Writer/director M. Night Shyamalan succeeds again, capturing Rod Serling's profound, Twilight Zone approach to storytelling. Knock at the Cabin encapsulates twists and turns in a simple but effective nightmare slipped onto celluloid.
In this instance, Shyamalan and his cowriters, Steve Desmond and Michael Sherman, present two dads and their daughter, played by Jonathon Groff, Ben Aldridge and Kristen Cut, on a cabin retreat, when a weaponized quartet enters the scene, insisting that the family prepare for the Apocalypse. To worsen the request, the group deals an unnerving caveat: One of the family members must be sacrificed by one of its own to keep the End of Days from reaching fruition. It appears the group is off its rocker, but in Shyamalan territory, nothing is ever as it seems.
The group is led by Dave Bautista's Leonard, whose spectacled persona is as friendly as it's formidable. His companions are played by Rupert Gint, Nikki Amuka-Bird and Abby Quinn. Leonard's supporters act a tad reluctant to participate, which is only understandable, considering what's required. This leads the audience to question if they share a delusion or possess veritable mystical insight? In any event, televised signs do seem to validate their abhorrent claim.

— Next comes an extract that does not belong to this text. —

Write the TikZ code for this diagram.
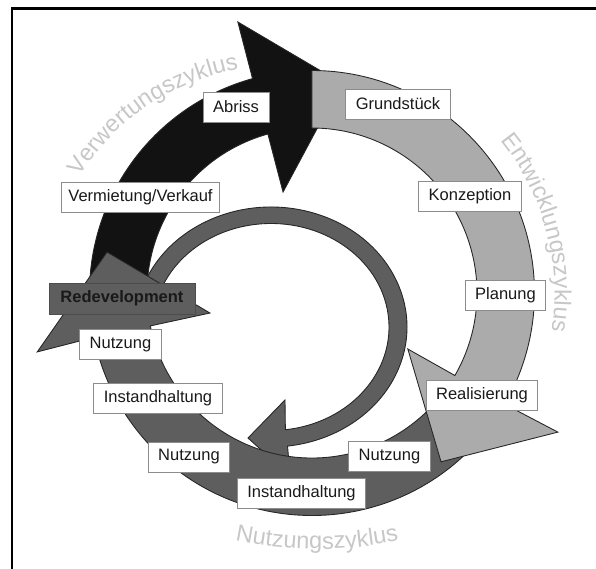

Knock at the Cabin, like Serling's "The Monsters are Due on Maple Street" and "The Shelter" (not to mention Bill Paxton's Frailty, Dan Trachtenberg's 10 Cloverfield Lane and Drew Goddard's Cabin in the Woods), creates a need for survivalist cohesion. Shyamalan's story, based on Paul G. Tremblay's acclaimed novel, The Cabin at the End of the World, also insinuates Serling's "Where Is Everybody?", with urgent questions prevailing but answers never rising fast, though the succinct ending compensates for the nail-nibbling wait.
Knock at the Cabin also acts as an exemplum for inner belief and the extreme diligence needed to solve a dilemma in light of its limited options. The concept is presented in a tight package, which would work as well as a stage play, but in its heated confines, roars in a way that landscape-hopping and CGI-jammed counterparts often fail to achieve.

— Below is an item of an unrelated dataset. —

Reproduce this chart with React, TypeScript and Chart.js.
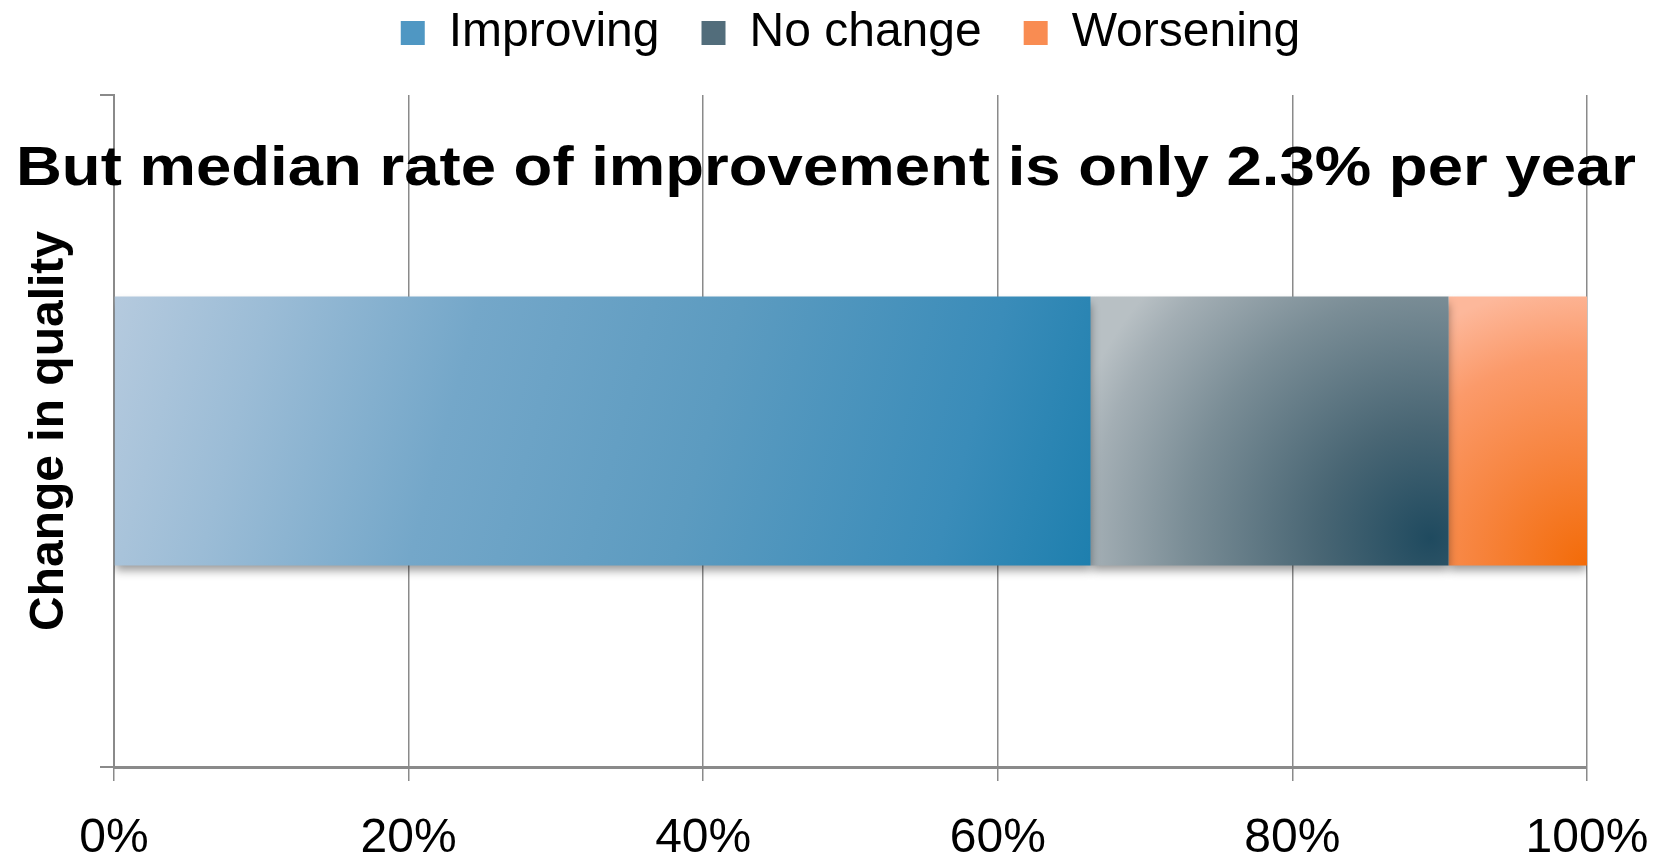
import React, { useEffect, useRef } from 'react';
import { Chart, registerables } from 'chart.js';

Chart.register(...registerables);

const FONT = "'Liberation Sans', Arial, Helvetica, sans-serif";

const categories = [''];
const seriesNames = ['Improving', 'No change', 'Worsening'];
const improving = [66.3];
const noChange = [24.3];
const worsening = [9.4];
const xTickValues = [0, 20, 40, 60, 80, 100];
const yAxisTitle = 'Change in quality';
const headline = 'But median rate of improvement is only 2.3% per year';

const seriesData = [improving, noChange, worsening];
const legendColors = ['#4f97c3', '#526d7b', '#f98c52'];

type Kind = 'improving' | 'noChange' | 'worsening';
const kinds: Kind[] = ['improving', 'noChange', 'worsening'];

function makeFill(seriesIndex: number) {
  const kind = kinds[seriesIndex];
  const solid = legendColors[seriesIndex];
  return (ctx: any) => {
    if (ctx.type !== 'data') return solid;
    const chart = ctx.chart;
    const area = chart.chartArea;
    const xs = chart.scales.x;
    const ys = chart.scales.y;
    if (!area || !xs || !ys) return solid;
    const i = ctx.dataIndex;
    let start = 0;
    for (let k = 0; k < seriesIndex; k++) start += seriesData[k][i];
    const val = seriesData[seriesIndex][i];
    const x0 = xs.getPixelForValue(start);
    const x1 = xs.getPixelForValue(start + val);
    const yc = ys.getPixelForValue(i);
    const half = ((area.bottom - area.top) / categories.length) * 0.4 / 2;
    const y0 = yc - half;
    const y1 = yc + half;
    const w = x1 - x0;
    const h = y1 - y0;
    const c = chart.ctx as CanvasRenderingContext2D;
    if (!isFinite(x0) || !isFinite(x1) || w <= 0) return solid;
    if (kind === 'improving') {
      const g = c.createLinearGradient(x0, y0, x1, y1);
      g.addColorStop(0, '#b5cade');
      g.addColorStop(0.15, '#9bbcd6');
      g.addColorStop(0.35, '#74a7c9');
      g.addColorStop(0.6, '#5c9bc0');
      g.addColorStop(0.85, '#3a8cb9');
      g.addColorStop(1, '#1e7fae');
      return g;
    }
    if (kind === 'noChange') {
      const cx = x0 + 0.95 * w;
      const cy = y0 + 0.9 * h;
      const r = Math.max(w, h) * 1.05;
      const g = c.createRadialGradient(cx, cy, 0, cx, cy, r);
      g.addColorStop(0, '#1f4a5f');
      g.addColorStop(0.3, '#496674');
      g.addColorStop(0.65, '#7a8d96');
      g.addColorStop(0.9, '#a3aeb4');
      g.addColorStop(1, '#b8c0c4');
      return g;
    }
    const cx = x1;
    const cy = y1;
    const r = 1.05 * h;
    const g = c.createRadialGradient(cx, cy, 0, cx, cy, r);
    g.addColorStop(0, '#f36b08');
    g.addColorStop(0.4, '#f7843e');
    g.addColorStop(0.75, '#fb9a6a');
    g.addColorStop(1, '#fdb89b');
    return g;
  };
}

const shadowPlugin = {
  id: 'barShadow',
  beforeDatasetsDraw(chart: any) {
    const c = chart.ctx;
    c.save();
    c.shadowColor = 'rgba(0,0,0,0.4)';
    c.shadowBlur = 9;
    c.shadowOffsetY = 6;
  },
  afterDatasetsDraw(chart: any) {
    chart.ctx.restore();
  },
};

const headlinePlugin = {
  id: 'headline',
  afterDraw(chart: any) {
    const c = chart.ctx as CanvasRenderingContext2D;
    c.save();
    c.font = `bold 56px ${FONT}`;
    c.fillStyle = '#000';
    c.textBaseline = 'alphabetic';
    c.textAlign = 'left';
    const w = c.measureText(headline).width;
    const sx = 1620 / w;
    c.translate(16, chart.chartArea.top + 90);
    c.scale(sx, 1);
    c.fillText(headline, 0, 0);
    c.restore();
  },
};

export default function App() {
  const ref = useRef<HTMLCanvasElement>(null);
  useEffect(() => {
    if (!ref.current) return;
    Chart.defaults.font.family = FONT;
    const chart = new Chart(ref.current, {
      type: 'bar',
      data: {
        labels: categories,
        datasets: seriesNames.map((name, si) => ({
          label: name,
          data: seriesData[si],
          backgroundColor: makeFill(si) as any,
          borderWidth: 0,
          categoryPercentage: 0.8,
          barPercentage: 0.5,
        })),
      },
      options: {
        indexAxis: 'y',
        responsive: false,
        animation: false,
        devicePixelRatio: 1,
        layout: { padding: { top: -33, right: 0, bottom: 0, left: 0 } },
        plugins: {
          legend: {
            display: true,
            position: 'top',
            fullSize: false,
            align: 'center',
            labels: {
              boxWidth: 24,
              boxHeight: 24,
              padding: 42,
              color: '#000',
              font: { size: 48, family: FONT },
              generateLabels: (chart: any) =>
                seriesNames.map((n, i) => ({
                  text: n,
                  fillStyle: legendColors[i],
                  strokeStyle: legendColors[i],
                  lineWidth: 0,
                  hidden: !chart.isDatasetVisible(i),
                  datasetIndex: i,
                  fontColor: '#000',
                })),
            },
          },
          title: {
            display: true,
            text: '',
            position: 'top',
            weight: 500,
            fullSize: false,
            font: { size: 10 },
            padding: { top: 0, bottom: 16 },
          },
          tooltip: { enabled: false },
        },
        scales: {
          x: {
            type: 'linear',
            stacked: true,
            min: 0,
            max: 100,
            afterBuildTicks: (s: any) => {
              s.ticks = xTickValues.map((v) => ({ value: v }));
            },
            afterFit: (s: any) => {
              s.height = 91;
              s.paddingRight = 70;
              s.paddingLeft = 0;
            },
            ticks: {
              callback: (v: any) => `${v}%`,
              color: '#000',
              font: { size: 48, family: FONT },
              padding: 29,
              maxRotation: 0,
              autoSkip: false,
            },
            grid: {
              color: '#8a8a8a',
              lineWidth: 1.5,
              tickLength: 14,
              drawTicks: true,
            },
            border: { display: true, color: '#8a8a8a', width: 3 },
          },
          y: {
            type: 'category',
            stacked: true,
            afterFit: (s: any) => {
              s.width = 114;
            },
            ticks: { display: false },
            grid: {
              offset: true,
              drawOnChartArea: false,
              drawTicks: true,
              tickLength: 14,
              color: '#8a8a8a',
              lineWidth: 2,
            },
            border: { display: true, color: '#8a8a8a', width: 2 },
            title: {
              display: true,
              text: yAxisTitle,
              color: '#000',
              font: { size: 48, weight: 'bold', family: FONT },
              padding: { top: 21, bottom: 0 },
            },
          },
        },
      },
      plugins: [shadowPlugin, headlinePlugin],
    } as any);
    return () => chart.destroy();
  }, []);
  return (
    <div style={{ position: 'absolute', left: 0, top: 0, width: 1657, height: 858, background: '#fff' }}>
      <canvas ref={ref} width={1657} height={858} style={{ display: 'block' }} />
    </div>
  );
}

I like Shyamalan's approach and his movie's intent. Its message is much needed when contagious conformity and perplexing passivity constitute the propagandized lay of the land (i.e. let others answer what knocks at the collective conscience). At the same time, Knock at the Cabin is scary fun, which holds great merit all by itself. It's worth a watch, if not a second and third, for the shrewd view of the human condition it shares.